After the boycott of Facebook, Reid Hoffman thinks maybe it’s time for a boycott of Trump.

Reid Hoffman, former executive chair of LinkedIn, on July 11, 2017, in Sun Valley, Idaho. 
Reid Hoffman, former executive chair of LinkedIn, on July 11, 2017, in Sun Valley, Idaho. 
Reid Hoffman, former executive chair of LinkedIn, on July 11, 2017, in Sun Valley, Idaho.
Drew Angerer/Getty Images

Amid the advertiser boycott of Facebook, one of the Democratic Party’s biggest megadonors, Reid Hoffman, is exploring ways to launch a similar boycott of President Trump and his White House.

Hoffman, the billionaire founder of LinkedIn, could spend as much as $100 million this election cycle and has elbowed his way into becoming one of the most powerful players in Democratic politics.
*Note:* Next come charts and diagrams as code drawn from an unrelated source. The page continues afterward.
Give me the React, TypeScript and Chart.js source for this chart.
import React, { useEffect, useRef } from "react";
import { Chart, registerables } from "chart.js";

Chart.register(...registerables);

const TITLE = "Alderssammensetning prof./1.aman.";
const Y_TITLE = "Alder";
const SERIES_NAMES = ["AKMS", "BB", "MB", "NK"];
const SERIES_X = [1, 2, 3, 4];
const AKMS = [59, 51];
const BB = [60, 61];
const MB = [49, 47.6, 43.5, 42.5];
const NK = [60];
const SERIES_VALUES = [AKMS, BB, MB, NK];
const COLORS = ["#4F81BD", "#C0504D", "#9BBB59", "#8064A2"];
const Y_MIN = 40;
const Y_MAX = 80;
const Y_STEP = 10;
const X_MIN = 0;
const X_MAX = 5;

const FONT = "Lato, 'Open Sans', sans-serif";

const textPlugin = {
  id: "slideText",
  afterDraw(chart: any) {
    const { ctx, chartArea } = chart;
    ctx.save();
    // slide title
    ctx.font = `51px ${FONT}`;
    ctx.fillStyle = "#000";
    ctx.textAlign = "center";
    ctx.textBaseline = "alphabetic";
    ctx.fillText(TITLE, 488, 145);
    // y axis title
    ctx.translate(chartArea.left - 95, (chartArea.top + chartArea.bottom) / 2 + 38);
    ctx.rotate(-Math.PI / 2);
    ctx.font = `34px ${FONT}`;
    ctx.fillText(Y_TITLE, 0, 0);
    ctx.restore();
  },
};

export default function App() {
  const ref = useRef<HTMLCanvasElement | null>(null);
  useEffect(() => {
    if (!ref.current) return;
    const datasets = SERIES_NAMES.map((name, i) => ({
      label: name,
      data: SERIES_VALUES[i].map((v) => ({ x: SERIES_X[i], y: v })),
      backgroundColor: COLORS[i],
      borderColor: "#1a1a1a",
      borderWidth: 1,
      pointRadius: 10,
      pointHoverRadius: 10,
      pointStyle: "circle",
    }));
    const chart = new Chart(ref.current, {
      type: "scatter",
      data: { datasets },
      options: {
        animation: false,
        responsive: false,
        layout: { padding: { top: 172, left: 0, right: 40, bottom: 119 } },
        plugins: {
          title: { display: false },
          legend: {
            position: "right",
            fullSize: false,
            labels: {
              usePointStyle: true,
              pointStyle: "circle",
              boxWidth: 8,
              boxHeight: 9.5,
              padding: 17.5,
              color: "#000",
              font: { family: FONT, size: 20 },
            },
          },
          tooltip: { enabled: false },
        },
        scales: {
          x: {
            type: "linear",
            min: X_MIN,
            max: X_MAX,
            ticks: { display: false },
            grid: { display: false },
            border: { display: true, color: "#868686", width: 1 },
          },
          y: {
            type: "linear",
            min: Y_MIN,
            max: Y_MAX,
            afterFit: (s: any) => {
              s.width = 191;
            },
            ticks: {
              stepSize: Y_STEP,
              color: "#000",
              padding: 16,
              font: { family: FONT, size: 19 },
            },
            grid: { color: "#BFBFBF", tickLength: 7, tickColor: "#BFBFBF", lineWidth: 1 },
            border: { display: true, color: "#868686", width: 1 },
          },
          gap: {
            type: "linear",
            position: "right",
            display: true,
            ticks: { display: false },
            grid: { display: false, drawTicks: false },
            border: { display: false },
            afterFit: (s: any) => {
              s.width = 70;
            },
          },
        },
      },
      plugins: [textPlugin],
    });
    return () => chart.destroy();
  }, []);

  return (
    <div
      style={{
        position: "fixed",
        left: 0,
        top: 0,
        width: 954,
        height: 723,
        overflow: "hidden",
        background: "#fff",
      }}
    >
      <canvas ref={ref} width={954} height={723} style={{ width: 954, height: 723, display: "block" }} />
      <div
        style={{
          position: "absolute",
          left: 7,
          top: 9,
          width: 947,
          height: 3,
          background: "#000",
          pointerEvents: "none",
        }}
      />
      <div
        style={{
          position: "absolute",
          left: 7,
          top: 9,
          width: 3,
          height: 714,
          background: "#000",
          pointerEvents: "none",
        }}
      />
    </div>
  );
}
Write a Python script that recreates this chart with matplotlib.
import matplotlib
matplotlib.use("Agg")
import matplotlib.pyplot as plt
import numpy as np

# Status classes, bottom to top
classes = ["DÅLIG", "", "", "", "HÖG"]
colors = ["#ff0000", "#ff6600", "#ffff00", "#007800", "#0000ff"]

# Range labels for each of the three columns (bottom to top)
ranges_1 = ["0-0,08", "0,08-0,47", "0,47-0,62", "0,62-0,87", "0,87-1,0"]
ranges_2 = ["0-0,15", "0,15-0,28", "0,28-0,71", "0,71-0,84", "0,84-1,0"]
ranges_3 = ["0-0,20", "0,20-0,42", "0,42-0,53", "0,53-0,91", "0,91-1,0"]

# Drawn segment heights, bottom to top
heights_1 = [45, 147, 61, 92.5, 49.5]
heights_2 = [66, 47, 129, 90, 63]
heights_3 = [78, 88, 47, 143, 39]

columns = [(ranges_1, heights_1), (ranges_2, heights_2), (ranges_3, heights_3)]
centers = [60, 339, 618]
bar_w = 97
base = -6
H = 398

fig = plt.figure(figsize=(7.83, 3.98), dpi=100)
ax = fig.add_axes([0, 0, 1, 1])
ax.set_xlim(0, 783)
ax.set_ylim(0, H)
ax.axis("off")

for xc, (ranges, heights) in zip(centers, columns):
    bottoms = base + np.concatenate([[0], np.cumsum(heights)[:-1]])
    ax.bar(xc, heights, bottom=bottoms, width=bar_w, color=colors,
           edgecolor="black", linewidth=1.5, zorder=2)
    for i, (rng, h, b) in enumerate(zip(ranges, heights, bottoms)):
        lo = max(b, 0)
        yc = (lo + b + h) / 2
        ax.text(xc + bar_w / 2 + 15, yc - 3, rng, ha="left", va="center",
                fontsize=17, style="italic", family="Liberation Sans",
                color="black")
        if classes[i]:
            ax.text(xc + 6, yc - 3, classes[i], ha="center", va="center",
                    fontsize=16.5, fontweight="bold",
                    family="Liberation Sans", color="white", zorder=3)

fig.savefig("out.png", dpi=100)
So what issues attract his attention — and, correspondingly, his money — matter because they can help explain where the progressive movement will focus over the summer.

Hoffman foreshadowed what may be his next political move this week when asked about the building protest movement against Facebook over its unwillingness to aggressively moderate Trump’s inflammatory posts. Hoffman volunteered a revealing tidbit about his political thinking.
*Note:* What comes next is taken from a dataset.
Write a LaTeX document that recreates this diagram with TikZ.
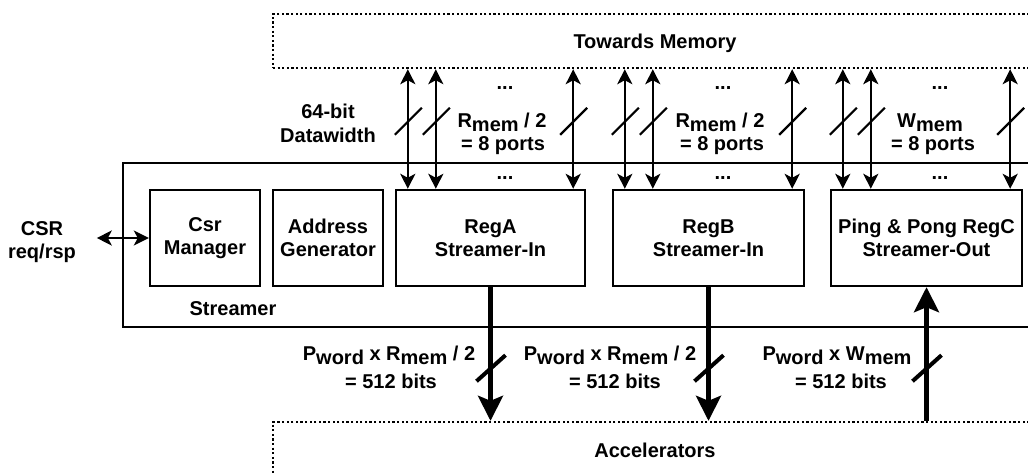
\documentclass[tikz,border=0pt]{standalone}
\usepackage{fontspec}
\setmainfont{Liberation Sans}
\usetikzlibrary{arrows.meta}
\newcommand\lowr[1]{\raisebox{-4pt}{#1}}
\begin{document}
\begin{tikzpicture}[x=1pt,y=-1pt,
  every node/.style={font=\fontsize{20}{23}\selectfont\bfseries, inner sep=0pt},
  blk/.style={draw, line width=2.4pt, minimum height=96pt, align=center},
  dotbox/.style={draw, line width=2.4pt, dash pattern=on 2.2pt off 2.4pt},
  portarrow/.style={line width=2.2pt, {Stealth[length=15pt,width=15pt,inset=4pt]}-{Stealth[length=15pt,width=15pt,inset=4pt]}},
  busarrow/.style={line width=4.5pt, -{Stealth[length=25pt,width=25pt,inset=5pt]}},
  tickmark/.style={line width=2.2pt},
  bustick/.style={line width=4pt},
  lbl/.style={anchor=base},
]
\useasboundingbox (0,0) rectangle (1028,472);
\clip (0,0) rectangle (1028,472);

% outer boxes
\node[dotbox, minimum width=772pt, minimum height=54pt] (mem) at (659,41) {};
\node[dotbox, minimum width=772pt, minimum height=68pt] (accbox) at (659,456) {};
\node[draw, line width=2.4pt, minimum width=922pt, minimum height=164pt] (str) at (584,245) {};

\node[lbl] (tm) at (655,48) {Towards Memory};
\node[lbl] (acc) at (655,457) {Accelerators};
\node[lbl] (strl) at (233,315) {Streamer};

% inner blocks
\node[blk, minimum width=110pt] (csr) at (205,238) {Csr\\Manager};
\node[blk, minimum width=110pt] (addr) at (328,238) {Address\\Generator};
\node[blk, minimum width=189pt] (rega) at (490.5,238) {RegA\\Streamer-In};
\node[blk, minimum width=191pt] (regb) at (708.5,238) {RegB\\Streamer-In};
\node[blk, minimum width=191pt] (regc) at (926.5,238) {Ping \& Pong RegC\\Streamer-Out};

% CSR
\node[lbl] (csr1) at (42,235) {CSR};
\node[lbl] (csr2) at (42,258) {req/rsp};
\draw[portarrow] (csr.west) -- ++(-52,0);

% memory ports
\foreach \b in {rega,regb,regc}{
  \foreach \o in {13,41}{
    \draw[portarrow] ([xshift=\o pt]\b.north west) -- ([xshift=\o pt]\b.north west |- mem.south);
    \draw[tickmark] ([xshift=\o pt]\b.north west) ++(-13,-54) -- ++(27,-27);
  }
  \draw[portarrow] ([xshift=-13pt]\b.north east) -- ([xshift=-13pt]\b.north east |- mem.south);
  \draw[tickmark] ([xshift=-13pt]\b.north east) ++(-13,-54) -- ++(27,-27);
}

% dots
\foreach \x in {505,723,940}{
  \node[lbl] at (\x,89) {...};
  \node[lbl] at (\x,179) {...};
}

% top labels
\node[lbl] (dw1) at (328,118) {64-bit};
\node[lbl] (dw2) at (328,142) {Datawidth};
\node[lbl] (ra1) at (502,127) {R\lowr{mem} / 2};
\node[lbl] (ra2) at (503,150) {= 8 ports};
\node[lbl] (rb1) at (720,127) {R\lowr{mem} / 2};
\node[lbl] (rb2) at (722,150) {= 8 ports};
\node[lbl] (wc1) at (930,127) {W\lowr{mem}};
\node[lbl] (wc2) at (933,150) {= 8 ports};

% buses to accelerators
\draw[busarrow] (rega.south) -- (rega.south |- accbox.north);
\draw[bustick] (rega.south) ++(-14,94) -- ++(29,-26);
\draw[busarrow] (regb.south) -- (regb.south |- accbox.north);
\draw[bustick] (regb.south) ++(-14,94) -- ++(29,-26);
\draw[busarrow] (regc.south |- accbox.north) -- (regc.south);
\draw[bustick] (regc.south) ++(-14,94) -- ++(29,-26);

% bottom labels
\node[lbl] (pa1) at (389,360) {P\lowr{word} x R\lowr{mem} / 2};
\node[lbl] (pa2) at (391,388) {= 512 bits};
\node[lbl] (pb1) at (610,360) {P\lowr{word} x R\lowr{mem} / 2};
\node[lbl] (pb2) at (615,388) {= 512 bits};
\node[lbl] (pc1) at (837,360) {P\lowr{word} x W\lowr{mem}};
\node[lbl] (pc2) at (841,388) {= 512 bits};
\end{tikzpicture}
\end{document}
“Frankly, on the political side, one of the things I’ve been thinking about trying to go stimulate for the next month is an anti-Trump boycott,” Hoffman said in an interview on Tuesday with Anne-Marie Slaughter, the head of New America. “The various forms of enrichment with Mar-a-Lago and all the rest should not be part of an American political system. It should be protested in economic ways, as well as political ways.”
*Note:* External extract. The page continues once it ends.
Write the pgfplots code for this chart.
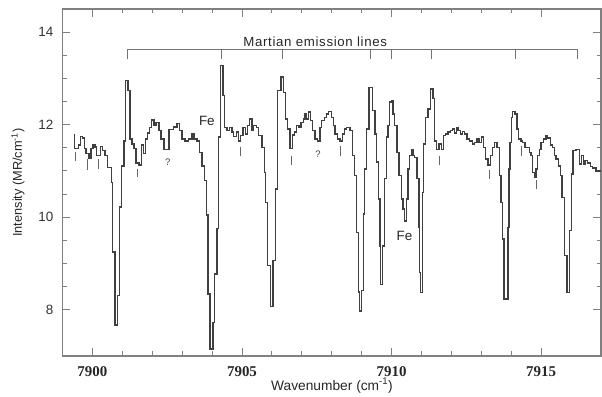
\documentclass[border=0pt]{standalone}
\usepackage{fontspec}
\setmainfont{Liberation Sans}
\newfontfamily\serifb{Liberation Serif}
\usepackage{pgfplots}
\pgfplotsset{compat=1.18}
\begin{document}
\begin{tikzpicture}
\begin{axis}[
 scale only axis, width=538.5bp, height=347bp,
 xmin=7899, xmax=7917, ymin=7, ymax=14.5,
 xtick={7900,7905,7910,7915}, minor x tick num=4,
 ytick={8,10,12,14}, minor y tick num=3,
 tick pos=both, tick align=inside,
 major tick length=8bp, minor tick length=4.5bp,
 axis line style={draw=black!50, line width=1.1bp},
 tick style={draw=black!50, line width=0.9bp},
 /pgf/number format/assume math mode=true,
 /pgf/number format/1000 sep={},
 xticklabel style={font=\fontsize{15}{15}\selectfont\serifb\bfseries, inner sep=0pt, anchor=north, yshift=-10bp, text=black!85},
 yticklabel style={font=\fontsize{13.5}{13.5}\selectfont, inner sep=0pt, anchor=east, xshift=-9bp, text=black!80},
 xlabel={Wavenumber (cm\textsuperscript{-1})},
 ylabel={Intensity (MR/cm\textsuperscript{-1})},
 xlabel style={at={(axis description cs:0.5005,-0.098)}, anchor=base, font=\fontsize{13.8}{14}\selectfont, inner sep=0pt, text=black!85},
 ylabel style={at={(axis description cs:-0.0826,0.5)}, anchor=center, font=\fontsize{12.8}{13}\selectfont, inner sep=0pt, text=black!85},
 unbounded coords=jump,
 clip=false,
]
\addplot[const plot mark left, draw=black!75, line width=1.35bp] coordinates {
(7899.378,11.78) (7899.411,11.49) (7899.545,11.56) (7899.599,11.75) (7899.679,11.71)
(7899.746,11.49) (7899.789,11.37) (7899.880,11.28) (7899.957,11.49) (7900.023,11.56)
(7900.090,11.52) (7900.147,11.33) (7900.268,11.53) (7900.334,11.44) (7900.415,11.33)
(7900.502,11.08) (7900.635,10.75) (7900.682,9.25) (7900.759,7.67) (7900.836,8.31)
(7900.903,10.22) (7900.970,11.11) (7901.050,11.65) (7901.104,12.95) (7901.184,12.74)
(7901.251,11.69) (7901.328,11.58) (7901.385,11.49) (7901.462,11.17) (7901.552,11.13)
(7901.639,11.56) (7901.706,11.37) (7901.773,11.69) (7901.839,11.82) (7901.906,11.94)
(7901.973,12.10) (7902.064,11.98) (7902.130,12.04) (7902.221,11.87) (7902.288,11.69)
(7902.388,11.46) (7902.555,11.89) (7902.709,11.95) (7902.823,12.02) (7902.910,11.87)
(7902.990,11.69) (7903.100,11.65) (7903.211,11.69) (7903.324,11.80) (7903.401,11.69)
(7903.492,11.65) (7903.579,11.40) (7903.659,11.11) (7903.736,10.79) (7903.803,10.05)
(7903.860,8.34) (7903.936,7.15) (7904.027,7.73) (7904.080,8.77) (7904.161,9.76)
(7904.214,11.73) (7904.271,13.28) (7904.361,12.63) (7904.415,11.94) (7904.495,11.87)
(7904.582,11.94) (7904.662,11.84) (7904.716,11.75) (7904.806,11.84) (7904.883,11.65)
(7904.940,11.76) (7905.030,11.94) (7905.107,11.80) (7905.184,11.98) (7905.251,12.12)
(7905.331,11.87) (7905.385,11.98) (7905.475,11.94) (7905.552,11.76) (7905.666,11.51)
(7905.742,10.97) (7905.793,10.32) (7905.853,8.95) (7905.943,8.07) (7906.033,9.06)
(7906.110,10.61) (7906.194,12.74) (7906.301,13.03) (7906.388,12.70) (7906.455,12.12)
(7906.522,11.91) (7906.602,11.49) (7906.679,11.78) (7906.746,11.84) (7906.823,11.98)
(7906.903,11.94) (7906.970,12.05) (7907.047,12.12) (7907.104,12.23) (7907.157,12.12)
(7907.214,12.27) (7907.291,12.09) (7907.358,11.87) (7907.438,11.69) (7907.525,11.65)
(7907.605,11.94) (7907.659,12.09) (7907.749,12.16) (7907.826,12.23) (7907.883,12.28)
(7907.993,12.16) (7908.050,11.98) (7908.107,11.80) (7908.184,11.69) (7908.274,11.65)
(7908.351,11.80) (7908.418,11.91) (7908.495,11.94) (7908.609,11.87) (7908.686,11.33)
(7908.753,10.90) (7908.829,9.67) (7908.896,8.38) (7908.920,7.97) (7908.987,8.41)
(7909.064,10.07) (7909.104,11.04) (7909.164,11.91) (7909.244,12.81) (7909.355,12.30)
(7909.445,11.80) (7909.498,11.19) (7909.555,10.39) (7909.612,9.38) (7909.639,8.55)
(7909.699,9.38) (7909.766,10.83) (7909.823,11.73) (7909.880,11.98) (7909.933,12.49)
(7909.990,12.52) (7910.047,12.23) (7910.100,11.98) (7910.181,11.40) (7910.247,10.90)
(7910.324,10.39) (7910.381,10.18) (7910.435,9.92) (7910.492,10.39) (7910.548,11.04)
(7910.602,11.33) (7910.659,11.47) (7910.716,11.33) (7910.769,11.29) (7910.849,10.83)
(7910.916,9.78) (7910.943,8.81) (7910.977,8.37) (7911.037,10.54) (7911.077,11.58)
(7911.137,12.16) (7911.217,12.34) (7911.294,12.77) (7911.385,12.56) (7911.438,11.65)
(7911.495,11.47) (7911.585,11.58) (7911.662,11.47) (7911.739,11.76) (7911.806,11.80)
(7911.886,11.84) (7911.963,11.87) (7912.030,11.91) (7912.107,11.82) (7912.164,11.94)
(7912.221,11.87) (7912.298,11.80) (7912.365,11.85) (7912.441,11.80) (7912.522,11.69)
(7912.609,11.65) (7912.699,11.58) (7912.776,11.62) (7912.856,11.69) (7912.923,11.62)
(7913.000,11.73) (7913.077,11.51) (7913.144,11.26) (7913.224,11.13) (7913.301,11.33)
(7913.368,11.51) (7913.445,11.62) (7913.525,11.51) (7913.602,10.90) (7913.659,10.32)
(7913.702,9.53) (7913.753,8.23) (7913.886,9.78) (7913.926,11.04) (7913.963,11.62)
(7914.000,12.16) (7914.047,12.28) (7914.127,12.23) (7914.194,11.91) (7914.238,11.69)
(7914.328,11.65) (7914.381,11.62) (7914.462,11.51) (7914.605,11.40) (7914.662,11.33)
(7914.716,10.97) (7914.773,10.86) (7914.829,11.04) (7914.883,11.33) (7914.940,11.47)
(7914.997,11.62) (7915.084,11.69) (7915.164,11.76) (7915.217,11.71) (7915.308,11.56)
(7915.385,11.51) (7915.441,11.33) (7915.498,11.26) (7915.575,11.11) (7915.642,10.90)
(7915.699,10.43) (7915.776,9.17) (7915.866,8.37) (7915.953,9.71) (7916.010,10.93)
(7916.060,11.44) (7916.167,11.47) (7916.278,11.15) (7916.355,11.33) (7916.421,11.15)
(7916.468,11.22) (7916.555,11.17) (7916.645,11.10) (7916.722,11.06) (7916.836,11.00)
(7917.0,11.00)
};
% bracket for Martian emission lines
\addplot[draw=black!55, line width=1bp] coordinates {
(7901.18,13.41) (7901.18,13.617) (7916.2,13.617) (7916.2,13.41)
(7916.3,nan)
(7904.33,13.617) (7904.33,13.41) (7904.4,nan)
(7906.35,13.617) (7906.35,13.41) (7906.4,nan)
(7909.31,13.617) (7909.31,13.41) (7909.4,nan)
(7910.01,13.617) (7910.01,13.41) (7910.1,nan)
(7911.35,13.617) (7911.35,13.41) (7911.4,nan)
(7914.14,13.617) (7914.14,13.41)
};
% small line markers
\addplot[draw=black!60, line width=0.8bp] coordinates {
(7899.421,11.416) (7899.421,11.221) (7899.5,nan)
(7899.833,11.258) (7899.833,11.026) (7899.9,nan)
(7900.201,11.258) (7900.201,11.041) (7900.3,nan)
(7901.518,11.041) (7901.518,10.861) (7901.6,nan)
(7904.950,11.528) (7904.950,11.329) (7905.0,nan)
(7906.635,11.329) (7906.635,11.128) (7906.7,nan)
(7908.291,11.539) (7908.291,11.329) (7908.3,nan)
(7911.595,11.329) (7911.595,11.128) (7911.6,nan)
(7913.278,11.019) (7913.278,10.818) (7913.3,nan)
(7914.348,11.539) (7914.348,11.329) (7914.4,nan)
(7914.856,10.803) (7914.856,10.608)
};
\node[anchor=base, inner sep=0pt, font=\fontsize{13.3}{14}\selectfont\addfontfeatures{LetterSpace=5}, text=black!85] at (axis cs:7907.448,13.697) {Martian emission lines};
\node[anchor=base, inner sep=0pt, font=\fontsize{13.5}{14}\selectfont, text=black!85] at (axis cs:7903.826,11.99) {Fe};
\node[anchor=base, inner sep=0pt, font=\fontsize{13.5}{14}\selectfont, text=black!85] at (axis cs:7910.43,9.489) {Fe};
\node[anchor=base, inner sep=0pt, font=\fontsize{9.5}{10}\selectfont, text=black!75] at (axis cs:7902.515,11.11) {?};
\node[anchor=base, inner sep=0pt, font=\fontsize{9.5}{10}\selectfont, text=black!75] at (axis cs:7907.54,11.29) {?};
\end{axis}
\path (-62.5bp,-41bp) rectangle (539.5bp,356bp);
\end{tikzpicture}
\end{document}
Hoffman didn’t offer much detail about the idea, which is said to be in its early stages. But if companies are thinking about ways to stand up against racial hatred, Hoffman’s team thinks they shouldn’t just boycott Facebook, which broadcasts that hatred, but rather those who voice it, like Trump.

Based on some of his past conversations, the move by Hoffman could resemble an effort like Grab Your Wallet, a campaign that convinced some retailers, including Nordstrom and T.J. Maxx, to drop products associated with Trump and his family. According to Shannon Coulter, the campaign’s leader, Hoffman’s team reached out to Grab Your Wallet and has had extensive talks about a donation since 2017. Hoffman’s team has declined to fund Grab Your Wallet because Coulter said they preferred to focus on electoral politics, and she hasn’t heard from Hoffman’s team in about a year.

Grab Your Wallet has now broadened its work to focus on boycotting companies with board members or executives that have supported Trump politically. There are signs that this type of organizing works — the attendance at SoulCycle fell after a boycott sprang up to protest that the fitness company’s majority investor, Stephen Ross, was hosting a fundraiser for Trump.

Another possibility is that Hoffman may try to organize some boycott of Trump properties, such as Mar-a-Lago, which he mentioned in the interview. The problem with that approach, though, is that now, five years after Trump announced his run for president, the brands and people that are willing to be associated with Trump properties, including his hotel in Washington, DC, have already weathered much blowback and chosen to stick around.

“Something focused on Mar-a-Lago is unlikely to work, in my opinion, for the same reason it doesn’t work to boycott Trump’s hotels,” Coulter said. “The people who patronize those places are already very much on Team Trump.”

The advertiser boycott of Facebook has perhaps proven a model for boycotts of brands. After Facebook repeatedly declined to moderate Trump’s inflammatory posts about racial justice protests, a group of civil rights organizations launched a campaign called Stop Hate for Profit that has convinced some of the country’s biggest brands to pause advertising on Facebook, even if it’s unclear whether that will make a serious dent in Facebook’s revenue. Facebook recently announced new plans to regulate hate speech.

One of Facebook’s early investors was Hoffman’s venture capital firm, Greylock, and Hoffman and Facebook founder Mark Zuckerberg remain close.

What Hoffman chooses to fund is closely watched in the Democratic Party. While he has had his share of stumbles and detractors in the world of politics, he and his team are the tip of the Silicon Valley spear as the tech community marshals its considerable resources to boost presumptive Democratic presidential nominee Joe Biden.

But there are some signs that the tech community and Biden still don’t see totally eye to eye. Biden has called for the immediate revocation of Section 230, the landmark law that protects publishers like Facebook from liability over what third parties say or do on the platform.

Asked what Hoffman, who has advised Biden on digital campaigning, would say to Biden about Section 230, Hoffman drew some distance from his chosen candidate, saying that there should be “less-absolute-than-publisher liability, but more than no liability.” A viewer of the session asked Hoffman about a recent Washington Post editorial saying that both Biden and Trump — who also wants to revoke Section 230, albeit for different reasons — were wrong.

“Both of those two positions seem to be badly put from an American values perspective,” Hoffman said.